Monday 27 June 2016

More temples around Angkor Wat

Banteay Srey carvings

Our final days in Siem Reap and after a day on the bikes yesterday, we were going to spend a bit of the time sitting in a tuk tuk as we planned to visit some of the more remote sites.

Banteay Srey, smaller than many other temples

First on our hit list was Banteay Srey, built during the latter half of the 10th century by a king called Rajendravarman. It is of comparatively miniature proportions and built out of a pink sandstone which still has a lovely colour.

What grass?

The guide book says this is a peaceful, isolated setting, don't be fooled, this is no longer the case as this site is now a major attraction with interpretation centres (very useful) boat rides (not for us) and restaurants. Oh, and coachloads of people arrive around 10 am, fortunately just as we were leaving.

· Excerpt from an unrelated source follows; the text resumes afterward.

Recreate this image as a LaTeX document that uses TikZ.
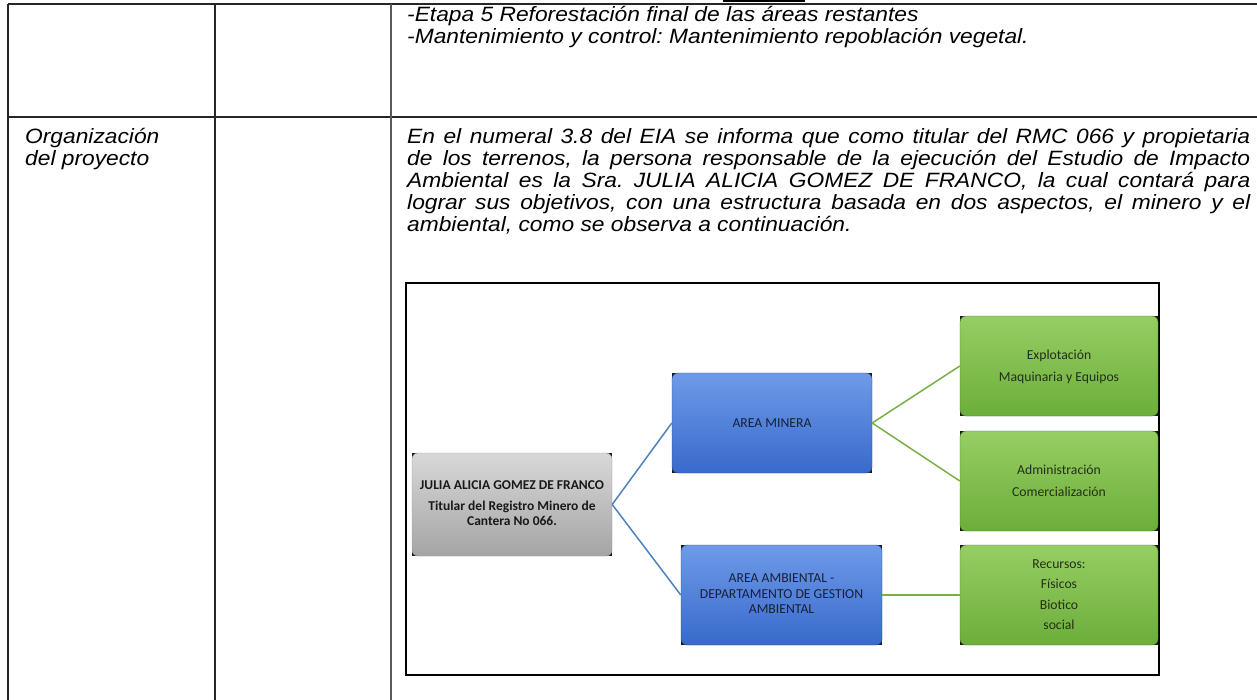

Kbal Spean, Vishnu reclining

Further away from Angkor War is the site of Kbal Spean, one of the tributaries of the Seim Reap river which flows through the main Angkor Wat group.

Underwater carvings

A forty five minute walk up hill gets you to a river bed with sculptures carved into it, including hundreds of lingas. This continues for about 150m and you have to look very closely to spot them all (we missed some).

Some of the hundreds of lingas carved into the river bed

Our final temple of the day was Banteay Samre, a restored temple (built during the reign of Suryavarman in the first half of the 12th century) just outside the main Angkor Wat group which means this truly was a peaceful setting and somewhere to escape the crowds.

Ruth, trying to stop Banteay Samre walls collapsing

For our last day we thought we'd try to catch a sunrise, but away from the crowds at Angkor Wat, great idea, but it was too cloudy for a proper sunrise, however we were away from the crowds, just the two of us and a temple attendant!

Bakheng sunrise

Bakheng was carved out of a hillside during the late 9th to early 10th century under the reign of Yasovarman, it takes about 15 minutes to walk up to the top. As well as there being no sunrise, at the moment (and for the next two years) there is extensive renovation taking place so the views are partially obstructed by scaffolding. That said, they are still good.

Bakheng summit

After Bakheng we visited two minor sites nearby, both small and peaceful with no one about, maybe it was still too early?

Steep steps ascending Baksei Chamkrong

Baksei Chamkrong was a reasonable sized affair in a fairly standard format, the second site was much smaller but there were some intact inscriptions in a doorway.

The writing's on the wall

Baphoun was next, followed by the final temples of the day, and of our visit to Siem Reap, The Khleangs and the Sour Prat Towers.

Sour Prat, now there's a name that doesn't translate well

There are two Khleangs, North and South, built at different times and their purpose is unknown. The North Khleang was built first ( late 10th century) and it is thought the South Khleang was built later (early 11th century) for symmetry!

Gingerbread cottages

The Sour Prat Towers were built later (early 13th century), and in between the Khleangs, there are twelve in total, all identical and also of unknown function.

Baphoun

Baphoun (or Bapoun) was built just as the Normans invaded Britain (middle of the 11th century). A one hundred and seventy two metre long raised causeway leads to an enormous temple mountain.

Plucking birds from a tree

Inside the temple are many carvings like the one above, showing details of everyday life? The carvings are a little niave, but there are many of them and they do have a certain charm.

Spot the monk?

At the West side of the temple mountain, the collapsed walls have been reused (about 16th century) and built into a giant statue of a reclining Buddha, difficult to make out at first, but if you look close enough and squint a bit you can see his head.

Reclining Buddha

So that's our tour of Siem Reap and the temples completed, now we're off to Sa Pa.